What is being asked: Omit any picture, and return the remaining data exactly as written.

——

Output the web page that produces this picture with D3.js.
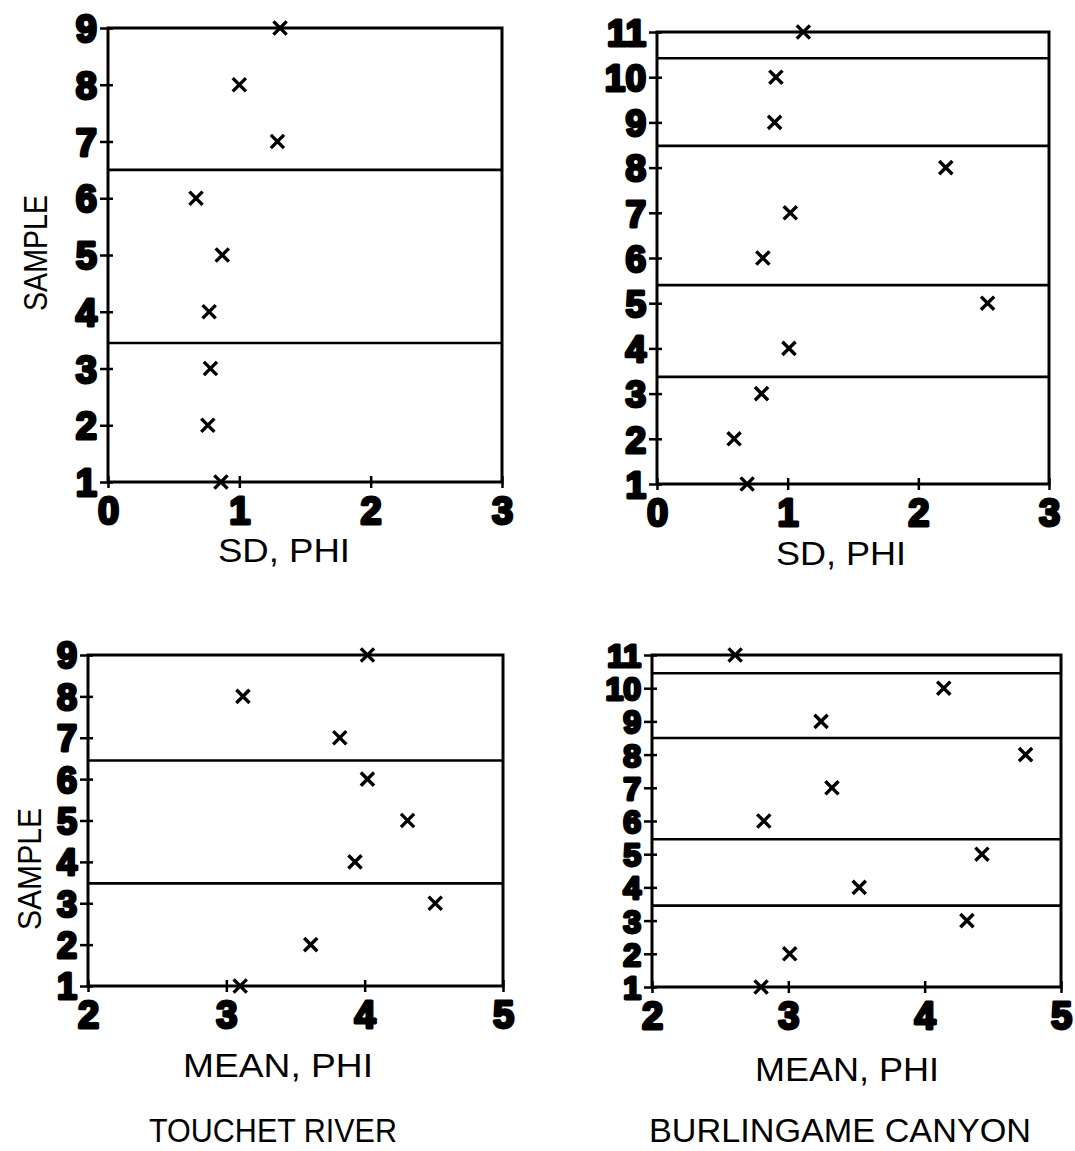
<!DOCTYPE html>
<html>
<head>
<meta charset="utf-8">
<script src="https://cdn.jsdelivr.net/npm/d3@7"></script>
<style>
  html, body { margin: 0; padding: 0; background: #fff; }
  svg { display: block; }
</style>
</head>
<body>
<svg id="chart" width="1075" height="1151"></svg>
<script>
// ---------------- DATA ----------------
const touchetSamples = [1, 2, 3, 4, 5, 6, 7, 8, 9];
const touchetSD      = [0.86, 0.76, 0.78, 0.77, 0.87, 0.67, 1.29, 1.00, 1.31];
const touchetMean    = [3.10, 3.61, 4.51, 3.93, 4.31, 4.02, 3.82, 3.12, 4.02];
const touchetDividersSD   = [6.5, 3.45];
const touchetDividersMean = [6.45, 3.48];

const burlSamples = [1, 2, 3, 4, 5, 6, 7, 8, 9, 10, 11];
const burlSD      = [0.69, 0.59, 0.80, 1.01, 2.53, 0.81, 1.02, 2.21, 0.90, 0.91, 1.12];
const burlMean    = [2.80, 3.01, 4.31, 3.52, 4.42, 2.82, 3.32, 4.74, 3.24, 4.14, 2.61];
const burlDividersSD   = [10.42, 8.48, 5.4, 3.37];
const burlDividersMean = [10.45, 8.5, 5.45, 3.45];

const sdTicks   = [0, 1, 2, 3];
const meanTicks = [2, 3, 4, 5];
const touchetYTicks = [1, 2, 3, 4, 5, 6, 7, 8, 9];
const burlYTicks    = [1, 2, 3, 4, 5, 6, 7, 8, 9, 10, 11];

const xTitleSD = "SD, PHI";
const xTitleMean = "MEAN, PHI";
const yTitle = "SAMPLE";
const siteTitles = ["TOUCHET RIVER", "BURLINGAME CANYON"];

// ---------------- LAYOUT ----------------
const svg = d3.select("#chart");
const TEXT_FONT = "'Liberation Sans', Arial, sans-serif";
const DIGIT_FONT = "'Liberation Sans', Arial, sans-serif";

const panels = [
  { box: {l: 108, r: 502, t: 28, b: 482},  xd: [0, 3], yd: [1, 9],  xt: sdTicks,   yt: touchetYTicks,
    xs: touchetSD, ys: touchetSamples, div: touchetDividersSD, yfs: 38,
    xTitle: xTitleSD, xTitlePos: [284, 562, 132], yTitlePos: [47, 253, 116] },
  { box: {l: 657, r: 1049, t: 32, b: 484}, xd: [0, 3], yd: [1, 11], xt: sdTicks,   yt: burlYTicks,
    xs: burlSD, ys: burlSamples, div: burlDividersSD, yfs: 37,
    xTitle: xTitleSD, xTitlePos: [841, 565, 130] },
  { box: {l: 88, r: 503, t: 655, b: 986},  xd: [2, 5], yd: [1, 9],  xt: meanTicks, yt: touchetYTicks,
    xs: touchetMean, ys: touchetSamples, div: touchetDividersMean, yfs: 36,
    xTitle: xTitleMean, xTitlePos: [278, 1077, 190], yTitlePos: [41, 869, 122] },
  { box: {l: 652, r: 1061, t: 655, b: 987}, xd: [2, 5], yd: [1, 11], xt: meanTicks, yt: burlYTicks,
    xs: burlMean, ys: burlSamples, div: burlDividersMean, yfs: 32,
    xTitle: xTitleMean, xTitlePos: [847, 1081, 184] }
];

panels.forEach(p => {
  const g = svg.append("g");
  const x = d3.scaleLinear().domain(p.xd).range([p.box.l, p.box.r]);
  const y = d3.scaleLinear().domain(p.yd).range([p.box.b, p.box.t]);

  // frame
  g.append("rect")
    .attr("x", x(p.xd[0])).attr("y", y(p.yd[1]))
    .attr("width", x(p.xd[1]) - x(p.xd[0]))
    .attr("height", y(p.yd[0]) - y(p.yd[1]))
    .attr("fill", "none").attr("stroke", "#000").attr("stroke-width", 3);

  // dividing lines
  g.selectAll("line.div").data(p.div).enter().append("line")
    .attr("class", "div")
    .attr("x1", x(p.xd[0])).attr("x2", x(p.xd[1]))
    .attr("y1", d => y(d)).attr("y2", d => y(d))
    .attr("stroke", "#000").attr("stroke-width", 2.6);

  // y axis
  const ya = g.append("g").attr("transform", `translate(${x(p.xd[0])},0)`)
    .call(d3.axisLeft(y).tickValues(p.yt).tickFormat(d3.format("d")).tickSizeInner(7).tickSizeOuter(0));
  ya.select(".domain").remove();
  ya.selectAll(".tick line").attr("x1", 5).attr("x2", -8).attr("stroke", "#000").attr("stroke-width", 2.5);
  ya.selectAll(".tick text")
    .attr("x", -11).attr("dy", "0.36em")
    .attr("font-family", DIGIT_FONT).attr("font-weight", "bold").attr("font-size", p.yfs)
    .attr("fill", "#000").attr("stroke", "#000").attr("stroke-width", 3)
    .attr("stroke-linejoin", "round");

  // x axis
  const xa = g.append("g").attr("transform", `translate(0,${y(p.yd[0])})`)
    .call(d3.axisBottom(x).tickValues(p.xt).tickFormat(d3.format("d")).tickSizeInner(6).tickSizeOuter(0));
  xa.select(".domain").remove();
  xa.selectAll(".tick line").attr("y1", -6).attr("y2", 6).attr("stroke", "#000").attr("stroke-width", 2.5);
  xa.selectAll(".tick text")
    .attr("y", 15).attr("dy", "0.71em")
    .attr("font-family", DIGIT_FONT).attr("font-weight", "bold").attr("font-size", 38)
    .attr("fill", "#000").attr("stroke", "#000").attr("stroke-width", 3)
    .attr("stroke-linejoin", "round");
  g.selectAll("g").attr("font-family", DIGIT_FONT);

  // points
  const sym = d3.symbol().type(d3.symbolX).size(115);
  g.selectAll("path.pt").data(p.ys.map((s, i) => ({s, v: p.xs[i]}))).enter().append("path")
    .attr("class", "pt")
    .attr("d", sym)
    .attr("transform", d => `translate(${x(d.v)},${y(d.s)})`)
    .attr("fill", "none").attr("stroke", "#000").attr("stroke-width", 3.4);

  // x title
  g.append("text")
    .attr("x", p.xTitlePos[0]).attr("y", p.xTitlePos[1])
    .attr("text-anchor", "middle")
    .attr("font-family", TEXT_FONT).attr("font-size", 34)
    .attr("textLength", p.xTitlePos[2]).attr("lengthAdjust", "spacingAndGlyphs")
    .attr("fill", "#000")
    .text(p.xTitle);

  // y title
  if (p.yTitlePos) {
    g.append("text")
      .attr("transform", `translate(${p.yTitlePos[0]},${p.yTitlePos[1]}) rotate(-90)`)
      .attr("text-anchor", "middle")
      .attr("font-family", TEXT_FONT).attr("font-size", 33)
      .attr("textLength", p.yTitlePos[2]).attr("lengthAdjust", "spacingAndGlyphs")
      .attr("fill", "#000")
      .text(yTitle);
  }
});

// site titles
const siteX = [273, 840];
const siteLen = [248, 382];
svg.selectAll("text.site").data(siteTitles).enter().append("text")
  .attr("class", "site")
  .attr("x", (d, i) => siteX[i]).attr("y", 1142)
  .attr("text-anchor", "middle")
  .attr("font-family", TEXT_FONT).attr("font-size", 33)
  .attr("textLength", (d, i) => siteLen[i]).attr("lengthAdjust", "spacingAndGlyphs")
  .attr("fill", "#000")
  .text(d => d);
</script>
</body>
</html>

——

Task answer:
Output the web page that produces this picture with D3.js.
<!DOCTYPE html>
<html>
<head>
<meta charset="utf-8">
<script src="https://cdn.jsdelivr.net/npm/d3@7"></script>
<style>
  html, body { margin: 0; padding: 0; background: #fff; }
  svg { display: block; }
</style>
</head>
<body>
<svg id="chart" width="1075" height="1151"></svg>
<script>
// ---------------- DATA ----------------
const touchetSamples = [1, 2, 3, 4, 5, 6, 7, 8, 9];
const touchetSD      = [0.86, 0.76, 0.78, 0.77, 0.87, 0.67, 1.29, 1.00, 1.31];
const touchetMean    = [3.10, 3.61, 4.51, 3.93, 4.31, 4.02, 3.82, 3.12, 4.02];
const touchetDividersSD   = [6.5, 3.45];
const touchetDividersMean = [6.45, 3.48];

const burlSamples = [1, 2, 3, 4, 5, 6, 7, 8, 9, 10, 11];
const burlSD      = [0.69, 0.59, 0.80, 1.01, 2.53, 0.81, 1.02, 2.21, 0.90, 0.91, 1.12];
const burlMean    = [2.80, 3.01, 4.31, 3.52, 4.42, 2.82, 3.32, 4.74, 3.24, 4.14, 2.61];
const burlDividersSD   = [10.42, 8.48, 5.4, 3.37];
const burlDividersMean = [10.45, 8.5, 5.45, 3.45];

const sdTicks   = [0, 1, 2, 3];
const meanTicks = [2, 3, 4, 5];
const touchetYTicks = [1, 2, 3, 4, 5, 6, 7, 8, 9];
const burlYTicks    = [1, 2, 3, 4, 5, 6, 7, 8, 9, 10, 11];

const xTitleSD = "SD, PHI";
const xTitleMean = "MEAN, PHI";
const yTitle = "SAMPLE";
const siteTitles = ["TOUCHET RIVER", "BURLINGAME CANYON"];

// ---------------- LAYOUT ----------------
const svg = d3.select("#chart");
const TEXT_FONT = "'Liberation Sans', Arial, sans-serif";
const DIGIT_FONT = "'Liberation Sans', Arial, sans-serif";

const panels = [
  { box: {l: 108, r: 502, t: 28, b: 482},  xd: [0, 3], yd: [1, 9],  xt: sdTicks,   yt: touchetYTicks,
    xs: touchetSD, ys: touchetSamples, div: touchetDividersSD, yfs: 38,
    xTitle: xTitleSD, xTitlePos: [284, 562, 132], yTitlePos: [47, 253, 116] },
  { box: {l: 657, r: 1049, t: 32, b: 484}, xd: [0, 3], yd: [1, 11], xt: sdTicks,   yt: burlYTicks,
    xs: burlSD, ys: burlSamples, div: burlDividersSD, yfs: 37,
    xTitle: xTitleSD, xTitlePos: [841, 565, 130] },
  { box: {l: 88, r: 503, t: 655, b: 986},  xd: [2, 5], yd: [1, 9],  xt: meanTicks, yt: touchetYTicks,
    xs: touchetMean, ys: touchetSamples, div: touchetDividersMean, yfs: 36,
    xTitle: xTitleMean, xTitlePos: [278, 1077, 190], yTitlePos: [41, 869, 122] },
  { box: {l: 652, r: 1061, t: 655, b: 987}, xd: [2, 5], yd: [1, 11], xt: meanTicks, yt: burlYTicks,
    xs: burlMean, ys: burlSamples, div: burlDividersMean, yfs: 32,
    xTitle: xTitleMean, xTitlePos: [847, 1081, 184] }
];

panels.forEach(p => {
  const g = svg.append("g");
  const x = d3.scaleLinear().domain(p.xd).range([p.box.l, p.box.r]);
  const y = d3.scaleLinear().domain(p.yd).range([p.box.b, p.box.t]);

  // frame
  g.append("rect")
    .attr("x", x(p.xd[0])).attr("y", y(p.yd[1]))
    .attr("width", x(p.xd[1]) - x(p.xd[0]))
    .attr("height", y(p.yd[0]) - y(p.yd[1]))
    .attr("fill", "none").attr("stroke", "#000").attr("stroke-width", 3);

  // dividing lines
  g.selectAll("line.div").data(p.div).enter().append("line")
    .attr("class", "div")
    .attr("x1", x(p.xd[0])).attr("x2", x(p.xd[1]))
    .attr("y1", d => y(d)).attr("y2", d => y(d))
    .attr("stroke", "#000").attr("stroke-width", 2.6);

  // y axis
  const ya = g.append("g").attr("transform", `translate(${x(p.xd[0])},0)`)
    .call(d3.axisLeft(y).tickValues(p.yt).tickFormat(d3.format("d")).tickSizeInner(7).tickSizeOuter(0));
  ya.select(".domain").remove();
  ya.selectAll(".tick line").attr("x1", 5).attr("x2", -8).attr("stroke", "#000").attr("stroke-width", 2.5);
  ya.selectAll(".tick text")
    .attr("x", -11).attr("dy", "0.36em")
    .attr("font-family", DIGIT_FONT).attr("font-weight", "bold").attr("font-size", p.yfs)
    .attr("fill", "#000").attr("stroke", "#000").attr("stroke-width", 3)
    .attr("stroke-linejoin", "round");

  // x axis
  const xa = g.append("g").attr("transform", `translate(0,${y(p.yd[0])})`)
    .call(d3.axisBottom(x).tickValues(p.xt).tickFormat(d3.format("d")).tickSizeInner(6).tickSizeOuter(0));
  xa.select(".domain").remove();
  xa.selectAll(".tick line").attr("y1", -6).attr("y2", 6).attr("stroke", "#000").attr("stroke-width", 2.5);
  xa.selectAll(".tick text")
    .attr("y", 15).attr("dy", "0.71em")
    .attr("font-family", DIGIT_FONT).attr("font-weight", "bold").attr("font-size", 38)
    .attr("fill", "#000").attr("stroke", "#000").attr("stroke-width", 3)
    .attr("stroke-linejoin", "round");
  g.selectAll("g").attr("font-family", DIGIT_FONT);

  // points
  const sym = d3.symbol().type(d3.symbolX).size(115);
  g.selectAll("path.pt").data(p.ys.map((s, i) => ({s, v: p.xs[i]}))).enter().append("path")
    .attr("class", "pt")
    .attr("d", sym)
    .attr("transform", d => `translate(${x(d.v)},${y(d.s)})`)
    .attr("fill", "none").attr("stroke", "#000").attr("stroke-width", 3.4);

  // x title
  g.append("text")
    .attr("x", p.xTitlePos[0]).attr("y", p.xTitlePos[1])
    .attr("text-anchor", "middle")
    .attr("font-family", TEXT_FONT).attr("font-size", 34)
    .attr("textLength", p.xTitlePos[2]).attr("lengthAdjust", "spacingAndGlyphs")
    .attr("fill", "#000")
    .text(p.xTitle);

  // y title
  if (p.yTitlePos) {
    g.append("text")
      .attr("transform", `translate(${p.yTitlePos[0]},${p.yTitlePos[1]}) rotate(-90)`)
      .attr("text-anchor", "middle")
      .attr("font-family", TEXT_FONT).attr("font-size", 33)
      .attr("textLength", p.yTitlePos[2]).attr("lengthAdjust", "spacingAndGlyphs")
      .attr("fill", "#000")
      .text(yTitle);
  }
});

// site titles
const siteX = [273, 840];
const siteLen = [248, 382];
svg.selectAll("text.site").data(siteTitles).enter().append("text")
  .attr("class", "site")
  .attr("x", (d, i) => siteX[i]).attr("y", 1142)
  .attr("text-anchor", "middle")
  .attr("font-family", TEXT_FONT).attr("font-size", 33)
  .attr("textLength", (d, i) => siteLen[i]).attr("lengthAdjust", "spacingAndGlyphs")
  .attr("fill", "#000")
  .text(d => d);
</script>
</body>
</html>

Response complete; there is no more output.